If anything, quite a few brands and thus their marketing campaigns have swung to the exact opposite end of the spectrum. Each body is beautiful, each body deserves love and care. So, you know, make sure you treat yours to all our lovely products which are for everyone. Sure, target audiences are a thing but don’t let anybody fool you, there is nothing any business likes more than being for everyone. (Being “generic” is the ultimate failure, the plague of image-building, but you tell your clients how a number of the unique and very specific properties of their product pertain to different groups who shockingly manage to include anyone on the 8 to 80 spectrum – hell, throw some toddlers in there, if you can, and they will snog you in the conference room.) Of course, advertising is still not abandoning its favourite hobby of making anyone and everyone feel inadequate – there’s always something more we can be doing, something more we can have, something more we can be – but at least it is no longer pretending that women who don’t possess the desired beach body are to be found only in the shadows of their own homes, working on that dream bod.
So who have the ads passed the torch to?

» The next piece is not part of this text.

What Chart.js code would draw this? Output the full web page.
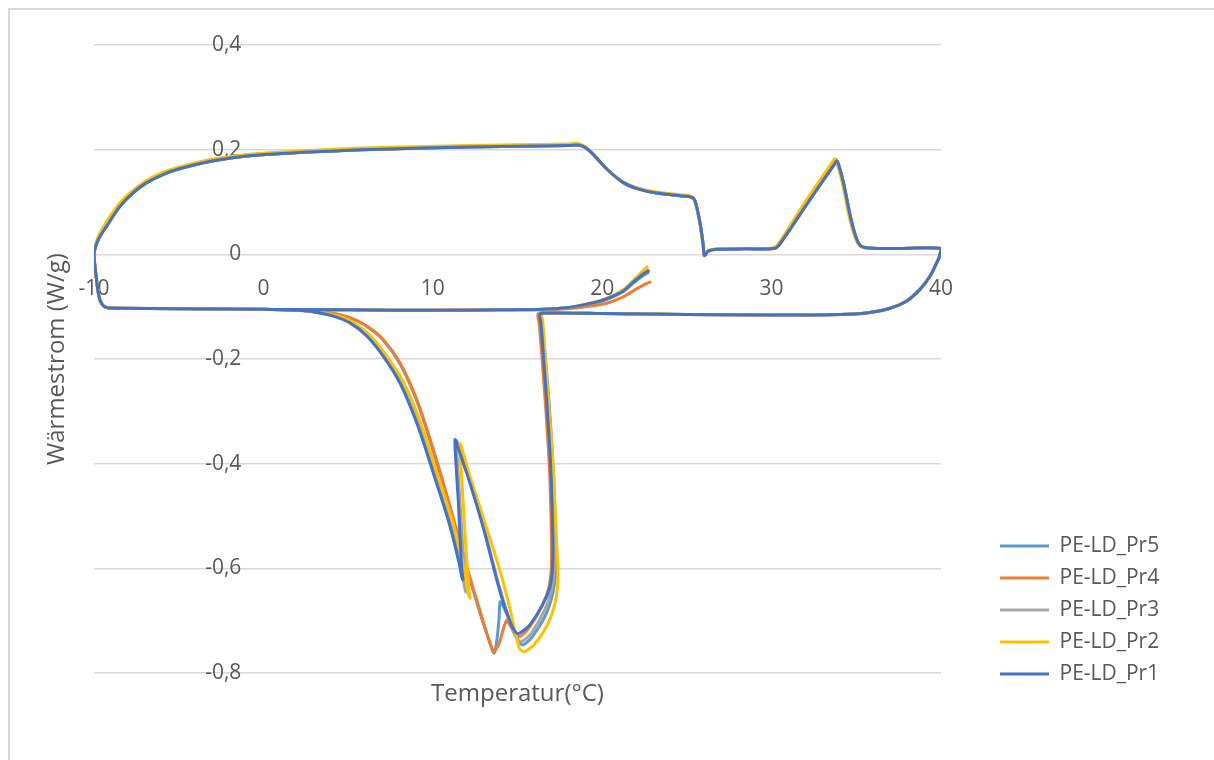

Because we all sure as hell know exactly what we’re talking about when someone uses that summer-bound collocation. (Spoiler alert: it’s never too flat or too curvy or anything but perfectly smooth.)

A few answers come to the forefront just off the top of my head – social media, professional influencers, our willingness to perpetuate harmful concepts long as they can help us feel superior to others. I do think it’s mostly that last one, filtered and channeled through those first two.

At this point, I doubt there is anyone who is unaware that we’re all living our best life on social media. We’re all eating healthy and hitting the gym most days of the week, we’re basically living on the beach or in front of landmarks that need no hashtag, all our bedrooms are colour-coordinated, our suitcases are #travelgoals, our friends are #cliquegoals and, of course, our bodies are #beachbodygoals. (The beach body hashtag on Instagram has over 9 million results. A surprising amount of those are pictures of muesli. Muesli apparently is really living its best life and is constantly in beach body shape.)

If you are judging by what everybody is saying, you’d think the beaches are a catwalk every summer. It’s abs, abs, abs for everyone. My hair still has sea salt in it and there must be some sand somewhere on me (the fact that I’m not even sure where but am confident it’s there is probably the most worrisome part) and let me tell you, the beach is no catwalk. It’s so much more fun than that. More than a third of the people (including myself) are not wearing matching bikini tops and bottoms, the people who are wearing one-pieces are few and I sincerely doubt most of them are doing it to hide their non-beach bodies. The beach is a gallery of uncoordinated colours and various marks – stretch marks, wrinkles, scars, pen marks from the crossword on chubby fingers, drying sugar blobs from the ice cream on slim thighs. There are just as many beer bellies as there are abs, if not more. The most fascinating thing – everybody has a body and everybody is on the beach. So… they all… have… beach bodies? Turns out those are not nearly as unified and boring as social media has made me believe.

I do not mean to dissuade anyone with the “perfect beach body” from abusing their camera roll and then their friends and followers’ feeds. I’m sure I couldn’t even if I wanted to. It’s what summer is for, what social media is for, and mostly what having a phone with a good camera is for. It’s just that at this point in history – where a lot of the media’s influence is shifting into the cumulative grasp of a large enough group of individuals, we are the ones conditioning ourselves and keeping each other in line, we’re the ones raising the expectations too high and demanding “more and better” all the time. And, frankly, none of us are muesli. We can’t always be living our best life. Sometimes we have to go for just living life and then see how well it turns out. In my experience, with an adequate mindset and expectations, it usually ends up being pretty damn good, even if not always THE BEST™.


Billboards and TV ads don’t really need to tell us what the beach body for this summer is anymore because we’ve picked up the slack and are running this operation through our own personal accounts better than they ever did. At least “professional influencers” get paid for it. The rest of us suckers? Well, there’s the ten-minute-long satisfaction of appearing somewhere near the top of the #beachbody tag. Or there could also be the ultimate satisfaction of turning the “beach body” – the bastard child of advertising, into the adopted kid of social media and making it just likes its new parent – colourful, diverse, largely flawed but, at the end of the day, including everyone.